Wang Jianshuo's BBC interview aroused hot debate

Posted on Wednesday, November 9, 2005 7:55 PM #central kindom

via: wang jianshuo's blog

related links:

image thief - China Bloggers Learn Hard Lessons about International Media

wang jianshuo, unhappy with BBC's abuse of his "no comment" statement about chinese media censorship, put a post to complain. the post attracted defense of the BBC reporter, sympathies as well as vehement attacks.

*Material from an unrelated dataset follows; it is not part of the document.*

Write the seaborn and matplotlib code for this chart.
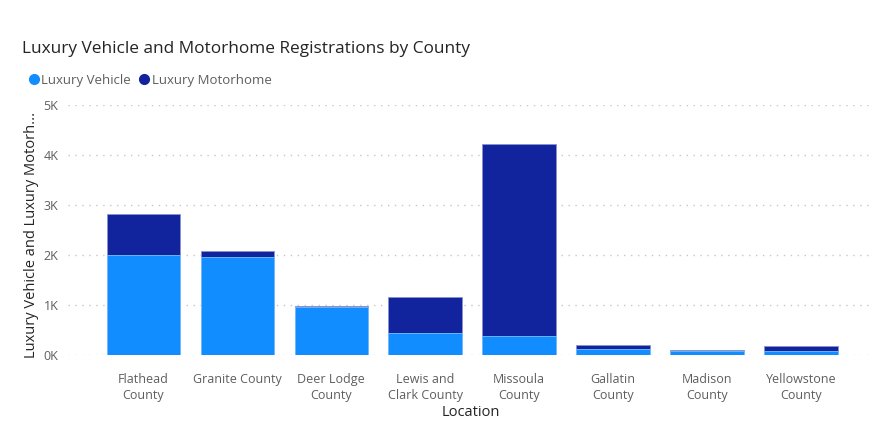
import matplotlib
matplotlib.use("Agg")
import matplotlib.pyplot as plt
import seaborn as sns
import pandas as pd
from matplotlib.lines import Line2D
from matplotlib.ticker import FuncFormatter

# values (registrations)
counties = ["Flathead County", "Granite County", "Deer Lodge County", "Lewis and Clark County",
            "Missoula County", "Gallatin County", "Madison County", "Yellowstone County"]
tick_labels = ["Flathead\nCounty", "Granite County", "Deer Lodge\nCounty", "Lewis and\nClark County",
               "Missoula\nCounty", "Gallatin\nCounty", "Madison\nCounty", "Yellowstone\nCounty"]
luxury_vehicle = [2000, 1970, 960, 450, 380, 130, 85, 80]
luxury_motorhome = [830, 120, 20, 720, 3850, 80, 15, 100]

df = pd.DataFrame({"Location": counties, "vehicle": luxury_vehicle, "motorhome": luxury_motorhome})
df["total"] = df["vehicle"] + df["motorhome"]

sns.set_style("white")
plt.rcParams['font.family'] = ['Open Sans', 'DejaVu Sans']

light = "#118DFF"
dark = "#12239E"
grey = "#605E5C"

fig = plt.figure(figsize=(8.84, 4.38), dpi=100)
ax = fig.add_axes([0.077, 0.1895, 0.912, 0.5705])

# stacked look: total in dark, vehicle share on top of it in light blue
sns.barplot(data=df, x="Location", y="total", color=dark, width=0.78, saturation=1,
            edgecolor="#8a93d0", linewidth=0.6, ax=ax)
sns.barplot(data=df, x="Location", y="vehicle", color=light, width=0.78, saturation=1,
            edgecolor="#7cc0ff", linewidth=0.6, ax=ax)

ax.set_ylim(0, 5000)
ax.set_xlim(-0.8, 7.78)
ax.set_yticks([0, 1000, 2000, 3000, 4000, 5000])
ax.yaxis.set_major_formatter(FuncFormatter(lambda v, p: f"{int(v/1000)}K"))
ax.set_xticks(range(len(tick_labels)))
ax.set_xticklabels(tick_labels, fontsize=9, color=grey, linespacing=1.3)
ax.tick_params(axis="y", labelsize=9, labelcolor=grey, length=0, pad=7)
ax.tick_params(axis="x", length=0, pad=13)
ax.set_axisbelow(True)
ax.yaxis.grid(True, color="#C8C6C4", linestyle=(0, (1, 4)), linewidth=1)
for s in ax.spines.values():
    s.set_visible(False)

ax.set_xlabel("Location", fontsize=10.5, color="#252423", labelpad=2)
ax.set_ylabel("Luxury Vehicle and Luxury Motorh...", fontsize=10.5, color="#252423")
ax.yaxis.set_label_coords(-0.036, 0.48)

fig.text(0.025, 0.888, "Luxury Vehicle and Motorhome Registrations by County",
         fontsize=12.4, color="#252423", va="center")

handles = [Line2D([], [], marker="o", linestyle="", markersize=7, color=light),
           Line2D([], [], marker="o", linestyle="", markersize=7, color=dark)]
fig.legend(handles, ["Luxury Vehicle", "Luxury Motorhome"], loc="center left",
           bbox_to_anchor=(0.017, 0.817), ncol=2, frameon=False, fontsize=9.5,
           handletextpad=0.1, columnspacing=0.5, handlelength=1.0, labelcolor=grey)

fig.savefig("out.png", dpi=100, facecolor="white")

micah contributed one of the smartest comments (i am not totally agree though):

WJS and the rest of the Chinese webloggers see their world/internet as defined by the boundaries that the government has set for them. Of course, the economic boundaries are loosening so they are excited to expand into new territories (even territories that other countries don't include in their laws, and that China is uniquely able to take advantage of). And when somebody mentions the walls, they see the walls far from where they were before, and get frustrated that the rest of the world is so focused on the limits when there is so much room to expand that didn't exist before. "Take advantage, seize the day!" they say.

As for the BBC and the rest of the world, they see the walls expanding too. But from their point of view the Chinese walls still enclose a much smaller space than their own laws, and they themselves are not participants in the new expansion because they are not living in China and because they are more blind--due to language and culture differences--to a lot of the growth and excitement that is going on there, socially, economically and politically. So from their point of view they can only wonder why the WJS, Isaac and the CN Bloggers are reluctant to talk about the limits being too small.

Of course, the speed of expansion and consequences for criticizing the walls are also issues, issues that have two sides as well.

one commentator accused wang of lying or covering up in front of foreign media:

Fortunately, most Chinese netizens I believe have no trouble to pinpoint the shamelessness on WJS's part in his denial of the existence of censorship. Mr. Wang Jianshuo, you are so arrogant and self-indulgence, that you even think you are above truth? You are dead wrong. You are living in a 3rd world country without basic human rights to expression, and your blog says it all.

another blogger called woz developed a long post (in chinese) to comment on chinese reactions towards western interests in media censorship in china, the title is "there must be somebody to tell the world the other truth" and the writer argued that the interest in media censorship in china is not a pre-set perspective by western media, that is the mission of any journalism, some chinese won't tell the "other" truth because of self-censorship or pride, it's fine, but they should not feel uncomfortable when people tell the "other" truth or when western media ask for the "other" truth. the post ended with a following question:

when Mr. Wang Jianshuo says "As everyone can see, there is not much censorship on this blog and I can talk the topic I choose to talk about." and "I don't want to comment on this" like a piece of cake, has he ever realized that the blog of Isaac Mao, the same guy he mentioned in his post, has been stopped for several monthes, why?

fair comment and i totally agree, the only problem is why they think wang jianshuo lied in front of BBC? their attitute towards wang jianshuo makes me very uncomfortable. chinese democratic fundamentalists still keep the intolerance inherited from their red guard forefathers, what a sadness.

update 11/10:

another interviewee Zhang Yining (one of the organizers of CBC), angered by the BBC's interview and the way of distorting his views, wrote a post (in chinese) and protested:

Rabiya, BBC, and all the big media:

Do NOT set the interviewees up, do NOT use the interviewees, do NOT manipulate them by cornerning them and directing them to the opinions you yourself want to present, so to fit into your own political agenda.

So if that's what you are doing, sorry, there is no way I can cooperate.

Tonight, it's not about censorship, but fair and professional reporting. Censorship is another game, we will play it another day.